The supporting cast, Matt Rawle as Cliff, a barely disguised portrayal of a young Christopher Isherwood; Sian Phillips as Fraulein Schneider, Sally & Cliff’s down at heel landlady; Linal Haft as Herr Schultz, her jewish suitor and Harriet Thorpe as Fraulein Kost, their sailor-pleasuring neighbour, are a delight. It is a total joy to hear the majority of the songs from the original score, especially Cliff’s yearning Why Should I Wake Up? and Fraulein Schneider’s funny yet aching Pineapple, although the glorious Don’t Tell Mama is truncated and reduced to a background performance.

Don’t Tell Mama should be one of Sally’s naughty shining lights.

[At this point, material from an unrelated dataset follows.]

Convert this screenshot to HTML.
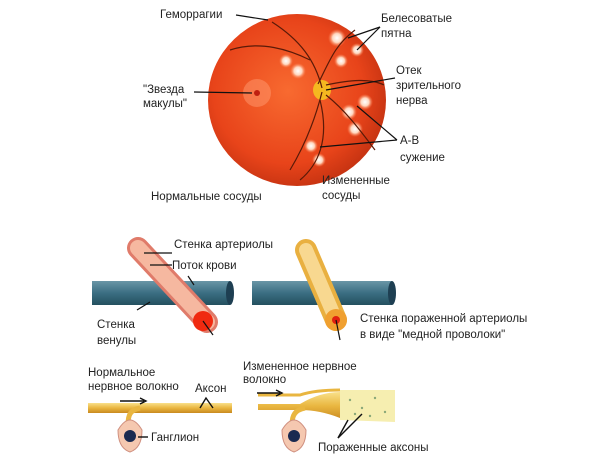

Supposedly detailing how and why she came to be singing in a tawdry German nightclub and the equally saucy exploits of her family. Sally, all bluster and green nail polish, uses sex as a tool to try to get what she wants, but is vulnerable and easily exploited by every man she meets. She is a multi-faceted character and is key to the show’s success. Michelle Ryan, making her West End debut, is way out of her depth. Sure she can sing like the talented girl at school who belts out a tune and is always picked to play Nancy in the Christmas production of Oliver, but any attempt at characterisation is reduced to annoying with the vaguest hint of petulance. Both of these should be somewhere in Sally’s mix of course, but they shouldn’t define her. We have to care about her and be interested in her journey, where has she come from and where is she going, or else what is the point of sitting through the show? I pity the excellent Matt Rawle trying to spar with and spark off Ryan’s mannequin-like Sally, dead behind the eyes sleepwalking her way through one of the finest musical theatre roles in history, talk about pissing in the wind.

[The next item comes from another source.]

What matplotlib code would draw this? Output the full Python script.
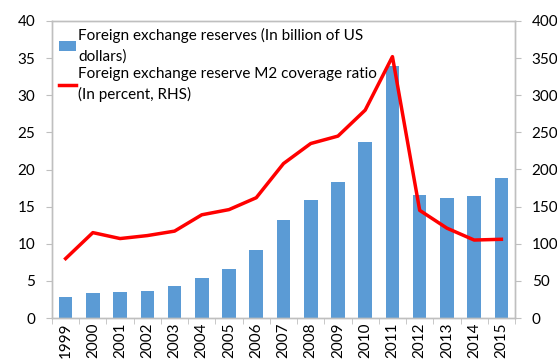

The band, on-stage sometimes hidden and sometimes part of the action, are great, loud and brassy as they should be. Katrina Lindsay’s cheap looking set of angular chrome edged screens and mesh cages recalls Supersonic and Hot Gossip of the 1980’s rather than the Germany of the Weimar Republic in the 1930’s and is another disappointment.

I have never witnessed a production where the gulf between the two above-the-title stars was so wide. Cabaret stands or falls on its Emcee and Sally, this succeeds spectacularly with the former and fails miserably with the latter. Will Young is a terrific addition to the West End, I look forward to what I hope is a long and illustrious career in musical theatre, but Michelle Ryan would be best advised to check out regional productions of Snow White for this time next year if she wants avoid the inevitable return to Albert Square.

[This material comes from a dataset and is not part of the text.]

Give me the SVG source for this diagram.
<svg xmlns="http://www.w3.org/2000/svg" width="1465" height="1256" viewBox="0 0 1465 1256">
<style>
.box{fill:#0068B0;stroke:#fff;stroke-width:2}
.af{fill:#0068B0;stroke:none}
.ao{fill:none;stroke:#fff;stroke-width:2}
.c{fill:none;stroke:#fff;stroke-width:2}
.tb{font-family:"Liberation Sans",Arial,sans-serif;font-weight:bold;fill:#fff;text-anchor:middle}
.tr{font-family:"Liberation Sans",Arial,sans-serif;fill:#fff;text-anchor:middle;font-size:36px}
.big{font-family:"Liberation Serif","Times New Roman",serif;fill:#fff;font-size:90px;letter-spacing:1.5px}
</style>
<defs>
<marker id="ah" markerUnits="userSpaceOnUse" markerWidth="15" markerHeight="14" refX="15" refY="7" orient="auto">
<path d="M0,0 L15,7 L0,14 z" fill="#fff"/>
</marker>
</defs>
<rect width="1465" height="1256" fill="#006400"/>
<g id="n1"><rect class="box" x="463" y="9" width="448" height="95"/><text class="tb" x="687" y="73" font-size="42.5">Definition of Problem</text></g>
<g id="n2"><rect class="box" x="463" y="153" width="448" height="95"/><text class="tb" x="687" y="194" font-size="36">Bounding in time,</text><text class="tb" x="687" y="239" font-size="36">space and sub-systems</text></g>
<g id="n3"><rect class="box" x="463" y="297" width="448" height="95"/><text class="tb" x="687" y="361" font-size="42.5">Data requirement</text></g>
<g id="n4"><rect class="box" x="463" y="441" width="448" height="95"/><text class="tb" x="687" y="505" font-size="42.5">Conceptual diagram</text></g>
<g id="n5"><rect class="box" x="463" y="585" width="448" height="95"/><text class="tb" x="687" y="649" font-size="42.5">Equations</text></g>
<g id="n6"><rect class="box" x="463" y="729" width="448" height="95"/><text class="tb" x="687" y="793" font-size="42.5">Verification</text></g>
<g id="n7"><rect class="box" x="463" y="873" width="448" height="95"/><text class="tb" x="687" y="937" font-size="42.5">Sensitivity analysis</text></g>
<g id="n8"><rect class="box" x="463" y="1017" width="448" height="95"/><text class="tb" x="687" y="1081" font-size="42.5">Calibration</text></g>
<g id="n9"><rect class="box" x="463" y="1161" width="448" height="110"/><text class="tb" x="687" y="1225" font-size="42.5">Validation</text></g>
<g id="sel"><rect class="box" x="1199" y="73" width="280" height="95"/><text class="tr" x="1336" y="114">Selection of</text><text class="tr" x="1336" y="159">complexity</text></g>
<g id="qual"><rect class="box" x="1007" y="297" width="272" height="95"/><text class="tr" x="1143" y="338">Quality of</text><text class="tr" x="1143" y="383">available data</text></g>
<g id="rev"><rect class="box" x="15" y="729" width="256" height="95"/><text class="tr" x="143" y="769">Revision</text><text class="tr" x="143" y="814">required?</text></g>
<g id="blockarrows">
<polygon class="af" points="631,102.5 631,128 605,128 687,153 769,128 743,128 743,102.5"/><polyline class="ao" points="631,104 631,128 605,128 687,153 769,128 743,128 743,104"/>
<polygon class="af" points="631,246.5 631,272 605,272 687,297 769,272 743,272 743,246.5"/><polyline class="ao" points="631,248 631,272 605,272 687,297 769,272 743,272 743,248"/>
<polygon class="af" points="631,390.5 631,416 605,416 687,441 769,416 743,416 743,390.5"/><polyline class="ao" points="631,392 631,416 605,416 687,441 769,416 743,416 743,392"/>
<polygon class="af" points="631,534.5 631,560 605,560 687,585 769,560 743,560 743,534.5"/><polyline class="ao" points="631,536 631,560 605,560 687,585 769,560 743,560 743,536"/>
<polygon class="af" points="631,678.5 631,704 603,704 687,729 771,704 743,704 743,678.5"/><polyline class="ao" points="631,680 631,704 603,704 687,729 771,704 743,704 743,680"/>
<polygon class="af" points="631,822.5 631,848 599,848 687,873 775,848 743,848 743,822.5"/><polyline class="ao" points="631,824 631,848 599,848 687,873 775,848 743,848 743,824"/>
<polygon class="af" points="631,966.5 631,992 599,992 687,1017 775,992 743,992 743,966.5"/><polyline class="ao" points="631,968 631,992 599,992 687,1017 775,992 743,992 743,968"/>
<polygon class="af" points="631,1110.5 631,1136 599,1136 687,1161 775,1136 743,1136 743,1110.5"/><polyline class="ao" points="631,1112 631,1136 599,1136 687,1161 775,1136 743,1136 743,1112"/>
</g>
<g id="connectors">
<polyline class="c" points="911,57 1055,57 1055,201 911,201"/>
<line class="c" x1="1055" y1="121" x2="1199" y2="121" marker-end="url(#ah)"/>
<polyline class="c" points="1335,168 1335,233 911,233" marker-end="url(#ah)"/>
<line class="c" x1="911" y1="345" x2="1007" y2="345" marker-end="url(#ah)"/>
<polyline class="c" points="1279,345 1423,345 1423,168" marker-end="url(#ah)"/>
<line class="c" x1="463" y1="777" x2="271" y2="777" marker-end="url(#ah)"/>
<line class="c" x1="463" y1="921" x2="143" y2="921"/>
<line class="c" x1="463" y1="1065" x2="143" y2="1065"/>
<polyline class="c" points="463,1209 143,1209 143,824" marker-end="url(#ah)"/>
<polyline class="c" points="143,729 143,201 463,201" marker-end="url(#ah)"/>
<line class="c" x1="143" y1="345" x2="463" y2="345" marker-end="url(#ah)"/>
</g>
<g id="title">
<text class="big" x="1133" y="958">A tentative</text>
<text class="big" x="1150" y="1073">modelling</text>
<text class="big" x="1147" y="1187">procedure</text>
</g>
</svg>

Booking until 19 January 2013, worth a punt on the £35 front row seats for a sensational Will Young - Cabaret

Saturday, 1 December 2012

Will December Be Magic Again?

November gave us some premiership productions of first division musicals on the fringe with Southwark Playhouse’s Victor/Victoria, the Union’s Steel Pier and the Arcola’s Sweet Smell of Success whupping the West End’s ass with their world class takes on what were all London professional premieres. Top of the Champions League and taking home the silverware this month were Daddy Long Legs at London’s newest theatre, St James; Sondheim’s Merrily We Roll Along at the Menier Chocolate Factory and the 1930’s set gay tap dancing delight Boy Meets Boy at Jermyn Street. Daddy Long Legs has the most beautiful score I’ve heard in a long time, courtesy of Paul Gordon, and a touching original US cast of just two, Megan McGinnis and Robert Adelman Hancock. I have played the cast recording at least once a day since I saw it. It finishes on December 8, so you’ve still got a week to fit it in while you’re up west Christmas shopping. Maria Friedman makes an exceptionally assured directorial debut with a pitch perfect Merrily We Roll Along at the Menier Chocolate Factory, it's on until 23 February but will surely sell out so get in quick. Meanwhile, the tiny Jermyn Street theatre boxes way above its weight yet again with the ray of sunshine that is Boy Meets Boy which is on until 20 December. The theatre is just behind Fortnum's, so while you're collecting your hamper why not take in a show at the same time?

We are currently in Scotland starting the festive celebrations early with the Celtic side of the family, but we're back in London next week when the Brummie contingent (i.e. my mum) arrives. She's a game bird my mum and loves the theatre, but prefers songs she already knows ideally belted out by someone she’s heard of, so we’ve booked Cabaret with that lovely Will Young, the Spice fest that is Viva Forever and Tommy Steele’s perennial stab at Scrooge at the Palladium. Tommy Steele played a pivotal role in my mum and dad’s relationship and was the cause of their very first argument. Mum loved Tommy, dad preferred Elvis (she was 14, he was 15) and dad threw her Tommy Steele badge down Mill Street muttering darkly that Tommy wasn’t fit to lick Elvis’s blue suede shoes. They made up of course and I arrived a few years later. Once mum leaves, so far we’ve only got Simon Russell Beale’s Captain Terri Denis to entertain us in the first of the Michael Grandage season, Privates on Parade, until Santa arrives, but I wouldn’t be surprised if something else crops up before the end of the year.

Out on Boxing Day, when hopefully the only turkey will be covered in cling film in the bottom of the fridge, is Tom Hooper’s long-awaited screen version of Les Miserables. To whet your appetite here’s the trailer.

Finally, I just know you'll all be shivering with anticipation when you hear that New Year’s Day will see the unveiling of the inaugural Front Row Dress Awards (or the Fredas as we fondly refer to them at home). The only criteria to be considered for a Freda is that I’ve seen the production between 1 January and 31 December 2012. I decide the winners, with a smidgen of input from Mrs Front Row Dress, and my decision is final, so no bleating and bah humbug to democracy. The victors will receive a gorgeous glass trophy, which I am sure will be a welcome addition to any mantelpiece/downstairs toilet/dressing room/car boot (delete as appropriate). Remember to check back when you’re downing your double Soldapeine on New Year’s morning to see if you or your favourites have been first time lucky. The trophies will be mailed to the relevant theatres or agents as soon as the post office opens on 2 January, hangover notwithstanding.